The formula to calculate price per square foot is:
Price per Square Foot for Comparable Property = Rental price of comparable property / Square footage of the comparable property
Pre-adjusted Price per Square Foot of Your Property = Price per square foot of comparable property ✕ Square footage of your property
After you find out the price per square foot of the comp properties, average them together to get the average price per square foot. For example, if the prices per square foot of three comps are $2.50, $3.00, and $2.80, add them up and divide by 3 to get the average price per square foot ($2.50 + $3.00 + $2.80 = $8.30, so $8.30 / 3 = $2.77). $2.77 is your average price per square foot for the rental area.
You’ll be able to use this figure to easily calculate the potential rent price of any potential rental investments. However, don’t forget to further adjust this calculation for occupancy rates and amenities using the next two steps.
Price for Amenities & Adjust as Needed
When an appraiser determines the fair market value of a house, they adjust it for property upgrades and amenities. Similarly, an important factor in any rent market analysis is adjusting the average rental price per square foot for amenities.
There are generally two types of amenities:
- Community or onsite amenities: These amenities benefit everyone living in the building (e.g., a parking lot, billiards room, or spa).
- Unit amenities: These are solely for the renters in an individual unit (e.g., balcony, washer and dryer, or upgraded appliances).
Amenities don’t usually have a specific price correlation, but they do impact the overall rental price. They vary greatly by city and by neighborhood. In New York City, amenities that increase the overall rent price of a unit are having a doorman, a pet-friendly building, and an onsite fitness center. In other parts of the country, features like outdoor spaces, valet parking, and an onsite spa tend to affect the rental price more.
Make sure to also include the potential lack of amenities in your apartment rental market analysis. For example, a building with a lack of adequate parking or no security may rent for less than a similar building that offers 24/7 security and dedicated parking spots. In addition, a rental unit in a condo association or homeowners association (HOA) will generally provide amenities and increase your dues, which should be reflected in your rent analysis.
Pro tip: When picking your comparable properties, keep amenities in mind. For instance, if you are potentially purchasing a doorman building, comparing it to a walk-up building will not be a sufficient comparison. Use buildings with similar amenities and structures to paint the most accurate RMA picture.
Occupancy & Vacancy Rates
It’s extremely important to know the vacancy and occupancy rates of a building or area, since these can massively impact your profits. Knowing these rates doesn’t necessarily tell you what rental price to charge, but it will show you an area to avoid or an area that is a great candidate for an investment property. It might also help you increase or decrease your expectations by further adjusting the average rent per square foot.

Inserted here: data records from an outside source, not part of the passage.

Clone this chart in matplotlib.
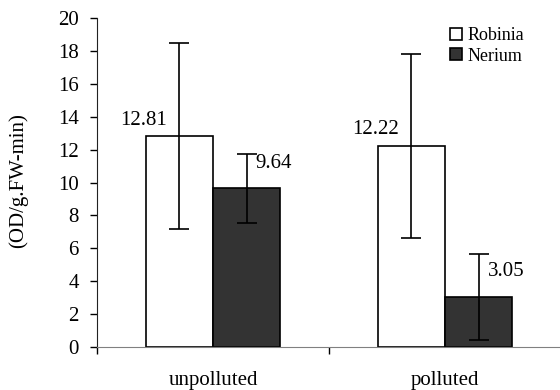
import matplotlib
matplotlib.use("Agg")
import matplotlib.pyplot as plt
from matplotlib.patches import Rectangle
import numpy as np

sites = ['unpolluted', 'polluted']
robinia = [12.81, 12.22]
robinia_err = [5.66, 5.6]
nerium = [9.64, 3.05]
nerium_err = [2.1, 2.6]
yticks = [0, 2, 4, 6, 8, 10, 12, 14, 16, 18, 20]

plt.rcParams['font.family'] = ['Liberation Serif', 'DejaVu Serif']
fs = 15

fig = plt.figure(figsize=(5.6, 3.9), dpi=100)
ax = fig.add_axes([97 / 560, 43 / 390, 464 / 560, 329 / 390])

x = np.arange(len(sites))
w = 0.29
err_kw = dict(ecolor='black', elinewidth=1.2, capsize=7, capthick=1.2)
ax.bar(x - w / 2, robinia, w, yerr=robinia_err, color='white', edgecolor='black',
       linewidth=1.2, error_kw=err_kw, label='Robinia', zorder=2)
ax.bar(x + w / 2, nerium, w, yerr=nerium_err, color='#333333', edgecolor='black',
       linewidth=1.2, error_kw=err_kw, label='Nerium', zorder=2)

# value labels
for xi, v in zip(x, robinia):
    ax.annotate(f'{v:.2f}', (xi - w / 2, v), xytext=(-12, 16), textcoords='offset pixels',
                ha='right', va='center', fontsize=fs)
for xi, v in zip(x, nerium):
    ax.annotate(f'{v:.2f}', (xi + w / 2, v), xytext=(9, 25), textcoords='offset pixels',
                ha='left', va='center', fontsize=fs)

ax.set_xlim(-0.5, 1.5)
ax.set_ylim(0, 20)
ax.set_yticks(yticks)
ax.tick_params(axis='y', labelsize=fs, length=5, width=1, pad=8, direction='out')

ax.set_xticks(x)
ax.set_xticklabels(sites, fontsize=fs)
ax.tick_params(axis='x', which='major', length=0, pad=17)
ax.set_xticks([-0.5, 0.5, 1.5], minor=True)
ax.tick_params(axis='x', which='minor', length=5, width=1, color='black', direction='out')

ax.spines['top'].set_visible(False)
ax.spines['right'].set_visible(False)
ax.spines['left'].set_color('#222222')
ax.spines['bottom'].set_color('#808080')

fig.text(18 / 560, 0.538, '(OD/g.FW-min)', rotation=90, ha='center', va='center', fontsize=fs)

handles = [Rectangle((0, 0), 1, 1, facecolor='white', edgecolor='black', linewidth=1.2),
           Rectangle((0, 0), 1, 1, facecolor='#333333', edgecolor='black', linewidth=1.2)]
fig.legend(handles, ['Robinia', 'Nerium'], loc='upper left',
           bbox_to_anchor=(450 / 560, (390 - 27) / 390), frameon=False, fontsize=13,
           handlelength=0.66, handleheight=0.66, handletextpad=0.3, labelspacing=0.2,
           borderpad=0, borderaxespad=0)

fig.savefig('out.png', dpi=100)
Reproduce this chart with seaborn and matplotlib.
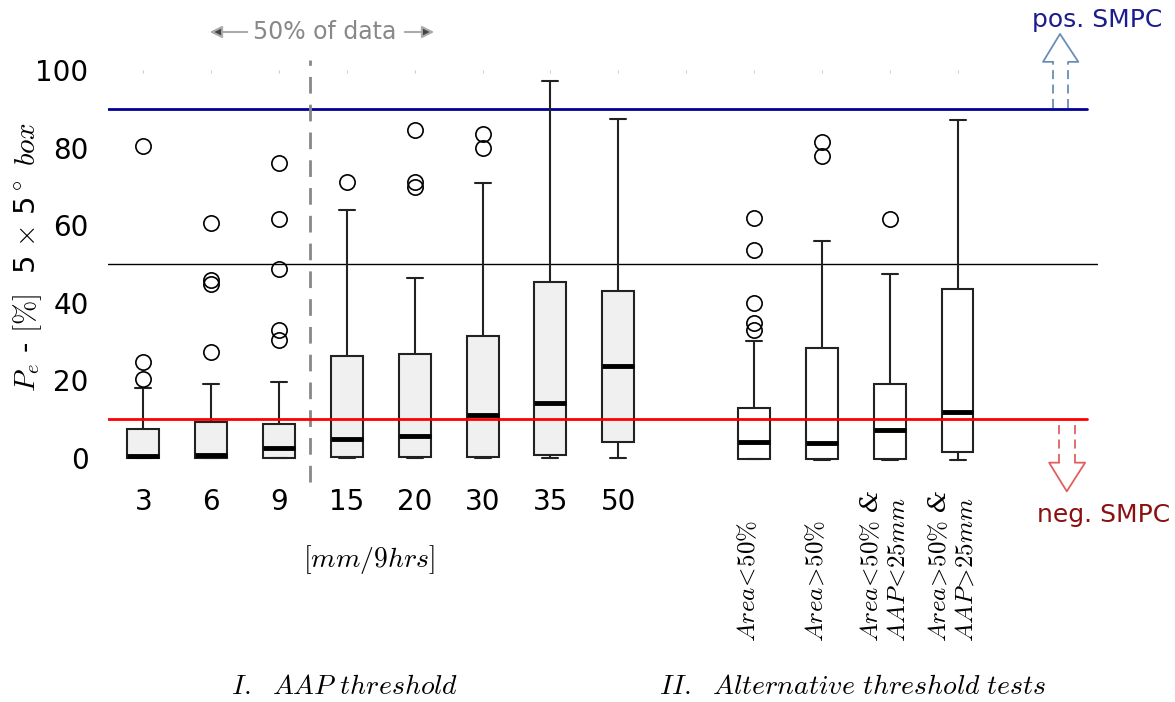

The occupancy rate is the percentage of the year a unit or area is rented, and the vacancy rate is the percentage of the year it is vacant. Therefore, the occupancy rate and vacancy rate should have a sum equal to 100%. If the vacancy rate is 10%, then you know that the occupancy rate is 90%.
The definition of a high vacancy rate depends on the standards for your area. For example, rural areas tend to have higher vacancy rates than cities and suburbs with larger populations. However, in general, a vacancy rate of over 11% is considered high.
You can generally find occupancy and vacancy rates in three ways:
- The U.S. census website
- A local real estate agent
- A local property management company
If occupancy rates are higher than 11%, you might want to decrease the average rent for the area. Conversely, if it’s a hot market with almost no vacancy rates, you might be able to charge slightly above average.
7. Analyze Prices of Properties for Sale
After taking all the steps to create a detailed rental market analysis, you’ll be well-versed in the local rental market and average prices. This is key for the process of evaluating potential rentals and setting rent prices, but many investors don’t realize how valuable the data from their RMA can be for the process of choosing and purchasing an investment property.
When evaluating potential rental properties, you need to consider housing prices, inventory, and supply. The reality is that not every home for sale is a good candidate for a rental property. If the price of a home is too high for you to profit on a rent payment, then it will simply not be a proper investment.
On the other hand, if there are plenty of homes available at a low enough price in one neighborhood, this can also be a red flag. For instance, if there are 10 similar rentals available on the same block, you may not have enough demand (renters) to meet the supply of inventory (apartments). This means that your property may sit on the rental market and you may end up being cash flow negative due to your carrying costs and lack of rental income.
Knowing the average rental rate per square foot is key during the house hunting process. You can easily check available properties and find out if they can be cash flow positive given your down payment and monthly carrying costs (which include your mortgage payment, taxes, and insurance).
For example, you may calculate the total monthly costs of three available houses for sale are $1,500, $2,000, and $2,500 per month. If the average rent per square foot is $2 for the area, you might find that the rent you can charge for each is $1,500, $1,900, and $3,000, respectively.
From this quick analysis, you’ll see that the highest-priced house will provide the highest level of cash flow. Even though the property costs more, it will end up generating a stronger return.
A rental market analysis is a valuable tool for real estate investors. It helps them get specific answers to the question, “How is the rental market?” By using the right resources, evaluating comparable properties, and calculating important rental data, you’ll be able to choose a great investment property and set a price that attracts tenants.